Is prose fiction a dying art?  Golly, I sure hope not, although I confess that I do feel, as a novelist, somewhat quaint as I sit here in my tweed jacket, tapping away at the keys.  I do wish that the electronics industry would stop coming up with more and more portable ways to watch movies.  Books used to win hands-down when it came to portability.

And there’s the problem with proportion.  There are far too many of us scribblers and not enough readers to support all the scribbledehobble.  But that’s not a situation unique to writing.  It’s universal in the art world, and I think I can safely say that it always has been.

Who wouldn’t want to be an artist?  You’re free to play at whatever you want, and people pay you for it.  Ah, there’s the rub.  Most of the time, being an artist means starving in one way or another.
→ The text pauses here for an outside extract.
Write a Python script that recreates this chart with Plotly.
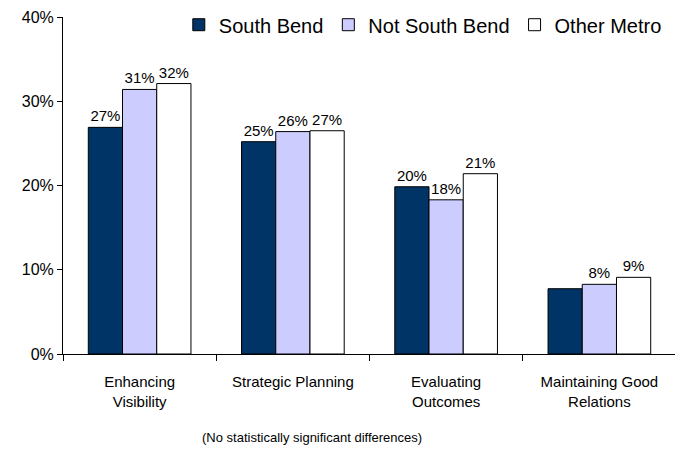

And yet we soldier on.  What a noble lot we artists be.

What we be, actually, is obsessed, and we have no choice but to soldier on.  The hard part is finding a way to both work and eat.  I’ve always managed to eat, but the work has been neglected too often.  One thing that getting my novel done has taught me is that writing really is a full-time job, or at least it is for me.  I did nothing but write, sleep, and ride my bike for three months, and that seems to have been what it took.  Jack Kerouac says that all he knows about writing is that you have to stick to it like a benny addict, advice that has always sounded right to me but that I hadn’t followed before.

Will people care?  The few dozen people who have seen advance copies tell me they do.  It sure would be nice to get my books from the printer, so I could start to chip away at the eating versus writing conundrum.  Maybe I’ll even hit the jackpot someday, and young people will recite passages from my book at each other, in a kind of ecstasy.